Cumhuriyetimizin kurucusu Gazi Mustafa Kemal Atatürk, ülkenin geleceğini gençlerde gördüğü için Türkiye Cumhuriyeti devletini de gençlere emanet etmiştir. O, “Gençliğe Hitabe”de, her türlü olumsuz şartların yaşanması durumunda, damarlarındaki asil kanın gençliğe kurtarıcı enerjiyi vereceğine dikkat çekmiştir. Gençlik, buna odaklanmalıdır.
Ülkeyi yönetmeye talip insanlar, bu dünyada hayırlı bir iş yaparak, güzel bir eser ortaya koymak, adının insanlar arasında hep iyilik ve güzellikle anılmasını sağlamak, bu dünyadan gönül huzuru ile ebediyete intikal etmek istiyorlarsa ülkede yaşanabilir bir ortam inşa etmenin derdi ve çabası içinde olmalıdırlar.
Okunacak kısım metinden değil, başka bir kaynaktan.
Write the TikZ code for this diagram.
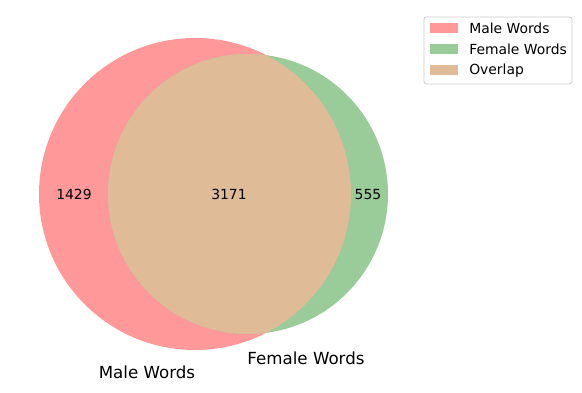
\documentclass[tikz,border=0pt]{standalone}
\usepackage{fontspec}
\setmainfont{DejaVu Sans}
\definecolor{malec}{HTML}{FF9999}
\definecolor{femc}{HTML}{99CC99}
\definecolor{ovc}{HTML}{E0BB98}
\definecolor{legedge}{HTML}{CCCCCC}
\tikzset{
  num/.style={inner sep=0pt, font=\fontsize{10}{12}\selectfont},
  setlabel/.style={inner sep=0pt, font=\fontsize{12}{14}\selectfont},
  legtext/.style={inner sep=0pt, anchor=west, font=\fontsize{10}{12}\selectfont},
  patch/.style={minimum width=28*0.72pt, minimum height=10*0.72pt, inner sep=0pt, draw=none}
}
\begin{document}
\begin{tikzpicture}[x=0.72pt,y=-0.72pt]
\useasboundingbox (0,0) rectangle (582,393);
% circles
\fill[malec] (195,194) circle (156);
\fill[femc] (248,194) circle (140);
\begin{scope}
  \clip (195,194) circle (156);
  \fill[ovc] (248,194) circle (140);
\end{scope}
% counts
\node[num] (n1) at (74,194.5) {1429};
\node[num] (n2) at (229,194.5) {3171};
\node[num] (n3) at (368,194.5) {555};
% set labels
\node[setlabel] (lm) at (147,372) {Male Words};
\node[setlabel] (lf) at (306,358) {Female Words};
% legend
\draw[legedge, fill=white, rounded corners=2.5*0.72pt, line width=0.6pt] (424,17) rectangle (572,84);
\node[patch, fill=malec] (p1) at (444,28) {};
\node[patch, fill=femc] (p2) at (444,49) {};
\node[patch, fill=ovc] (p3) at (444,70) {};
\node[legtext] (t1) at (469,28.5) {Male Words};
\node[legtext] (t2) at (469,49.5) {Female Words};
\node[legtext] (t3) at (469,70.5) {Overlap};
\end{tikzpicture}
\end{document}
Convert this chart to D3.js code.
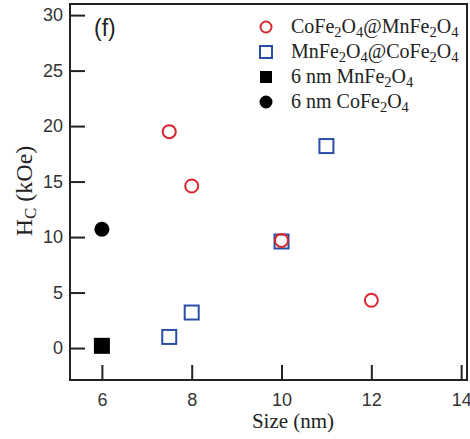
<!DOCTYPE html>
<html><head><meta charset="utf-8">
<script src="https://cdn.jsdelivr.net/npm/d3@7"></script>
<style>body{margin:0;background:#fff}svg{display:block}</style>
</head><body>
<svg id="c" width="470" height="439"></svg>
<script>
const coreShellSizes = [7.5, 8, 10, 12];
const coreShellHc = [19.5, 14.6, 9.7, 4.3];
const invShellSizes = [7.5, 8, 10, 11];
const invShellHc = [1.0, 3.2, 9.6, 18.2];
const mnSize = [6];
const mnHc = [0.2];
const coSize = [6];
const coHc = [10.7];
const xTicks = [6, 8, 10, 12, 14];
const yTicks = [0, 5, 10, 15, 20, 25, 30];

const svg = d3.select("#c");
const L = 70, R = 467, T = 4, B = 380;
const x = d3.scaleLinear().domain([5.29, 14.13]).range([L, R]);
const y = d3.scaleLinear().domain([-2.88, 31.0]).range([B, T]);
const red = "#d8282f", blue = "#2a4ea6", dark = "#222";

// frame
svg.append("rect").attr("x", L).attr("y", T).attr("width", R - L).attr("height", B - T)
  .attr("fill", "none").attr("stroke", dark).attr("stroke-width", 2);

// axes with inward ticks
const xAxis = svg.append("g").attr("transform", `translate(0,${B})`)
  .call(d3.axisBottom(x).tickValues(xTicks).tickSize(-15).tickPadding(13).tickFormat(d3.format("d")));
const yAxis = svg.append("g").attr("transform", `translate(${L},0)`)
  .call(d3.axisLeft(y).tickValues(yTicks).tickSize(-15).tickPadding(24).tickFormat(d3.format("d")));
[xAxis, yAxis].forEach(a => {
  a.select(".domain").remove();
  a.selectAll(".tick line").attr("stroke", dark).attr("stroke-width", 2);
  a.selectAll(".tick text").attr("fill", "#333").style("font-family", "'Liberation Sans', Arial, sans-serif").style("font-size", "18px");
});
yAxis.selectAll(".tick text").attr("x", -7);

// (f)
svg.append("text").attr("x", 94).attr("y", 36).text("(f)")
  .style("font-family", "'Liberation Sans', Arial, sans-serif").style("font-size", "23px").attr("fill", "#222");

// data markers
const pts = (xs, ys) => xs.map((v, i) => [v, ys[i]]);
svg.append("g").selectAll("rect").data(pts(invShellSizes, invShellHc)).join("rect")
  .attr("x", d => x(d[0]) - 7).attr("y", d => y(d[1]) - 7).attr("width", 14).attr("height", 14)
  .attr("fill", "none").attr("stroke", blue).attr("stroke-width", 2);
svg.append("g").selectAll("circle").data(pts(coreShellSizes, coreShellHc)).join("circle")
  .attr("cx", d => x(d[0])).attr("cy", d => y(d[1])).attr("r", 6.5)
  .attr("fill", "none").attr("stroke", red).attr("stroke-width", 2);
svg.append("g").selectAll("rect").data(pts(mnSize, mnHc)).join("rect")
  .attr("x", d => x(d[0]) - 8).attr("y", d => y(d[1]) - 8).attr("width", 16).attr("height", 16)
  .attr("fill", "#000");
svg.append("g").selectAll("circle").data(pts(coSize, coHc)).join("circle")
  .attr("cx", d => x(d[0])).attr("cy", d => y(d[1])).attr("r", 7.5).attr("fill", "#000");

// legend
const serif = "'Liberation Serif', 'Times New Roman', serif";
const legend = [
  {type: "oc", parts: ["CoFe", "2", "O", "4", "@MnFe", "2", "O", "4"]},
  {type: "os", parts: ["MnFe", "2", "O", "4", "@CoFe", "2", "O", "4"]},
  {type: "fs", parts: ["6 nm MnFe", "2", "O", "4"]},
  {type: "fc", parts: ["6 nm CoFe", "2", "O", "4"]}
];
const lx = 266, tx = 291, ly0 = 27, dy = 25;
legend.forEach((it, i) => {
  const cy = ly0 + i * dy;
  if (it.type === "oc") svg.append("circle").attr("cx", lx).attr("cy", cy).attr("r", 5.5).attr("fill", "none").attr("stroke", red).attr("stroke-width", 2);
  if (it.type === "os") svg.append("rect").attr("x", lx - 6).attr("y", cy - 6).attr("width", 12).attr("height", 12).attr("fill", "none").attr("stroke", blue).attr("stroke-width", 2);
  if (it.type === "fs") svg.append("rect").attr("x", lx - 6).attr("y", cy - 6).attr("width", 12).attr("height", 12).attr("fill", "#000");
  if (it.type === "fc") svg.append("circle").attr("cx", lx).attr("cy", cy).attr("r", 6.5).attr("fill", "#000");
  const t = svg.append("text").attr("x", tx).attr("y", cy + 6).attr("fill", "#222")
    .style("font-family", serif).style("font-size", "20px");
  it.parts.forEach((p, j) => {
    const sub = /^[0-9]$/.test(p) && j > 0;
    t.append("tspan").text(p)
      .attr("dy", sub ? 4 : (j > 0 ? -4 : 0))
      .style("font-size", sub ? "14.5px" : "20px");
  });
});

// axis titles
svg.append("text").attr("x", 293).attr("y", 428).attr("text-anchor", "middle")
  .style("font-family", serif).style("font-size", "21px").attr("fill", "#222").text("Size (nm)");
const yt = svg.append("text").attr("transform", "translate(32,191) rotate(-90)").attr("text-anchor", "middle")
  .style("font-family", serif).style("font-size", "24px").attr("fill", "#222");
yt.append("tspan").text("H");
yt.append("tspan").text("C").attr("dy", 4).style("font-size", "17px");
yt.append("tspan").text(" (kOe)").attr("dy", -4);
</script>
</body></html>
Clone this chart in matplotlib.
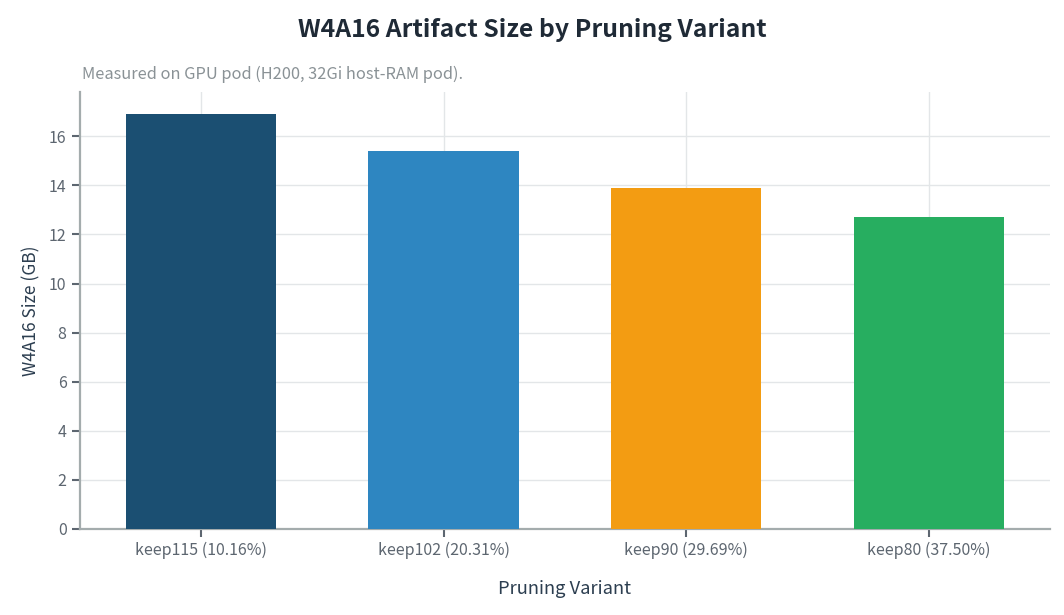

Çünkü gençlerin, hayallerini gönül huzuru içerisinde, adil bir sistem dahilinde, hukukun güvencesinde kolaylıklarla gerçekleştirebilmeleri kadar bir güzellik yoktur. Bu, başarılabilir, üstesinden gelinebilir bir durumdur; bunun için Almanya, Güney Kore ve Japonya’ya bakmak yeterlidir.
Yarınlara daima umutla bakabilen gençliğe her zamankinden çok ihtiyacımız var bizim. Ne mutlu gençliğe huzur ve mutluluk yaşatan; gençlerin elinden de mutluluk dolu vefa iksirini içebilen, peygamberin de takdir ettiği ve muştuladığı adil yöneticilere! Yazıklar olsun ki zulümle abat olma yoluyla kazanma kuşağında kaybeden zalimlere!.. Onlar ki kendilerine kendileri yazık etmişlerdir!..
İmkânların yok denecek kadar az olduğu bir zeminde gümrah ağaçlar yetiştiren Rabbim; dürüst ve güvenilir ve âdil insan kıtlığı çekilen bu zamanda ardından insanlığın yürüyeceği nice "alpler" yaratabilir; yaratsın ve milleti âbâd eylesin, yeniden ihtişamlı günlere erdirsin inşallah! Gençlerimiz geleceğe güven ve umutlarla uyansınlar! Gün kararıp kalmasın, aydınlansın artık!..
Allah gençlerimize ümit, azim ve imkân versin, onları apaydın yarınlara uyandırsın, işlerimizi asan eylesin!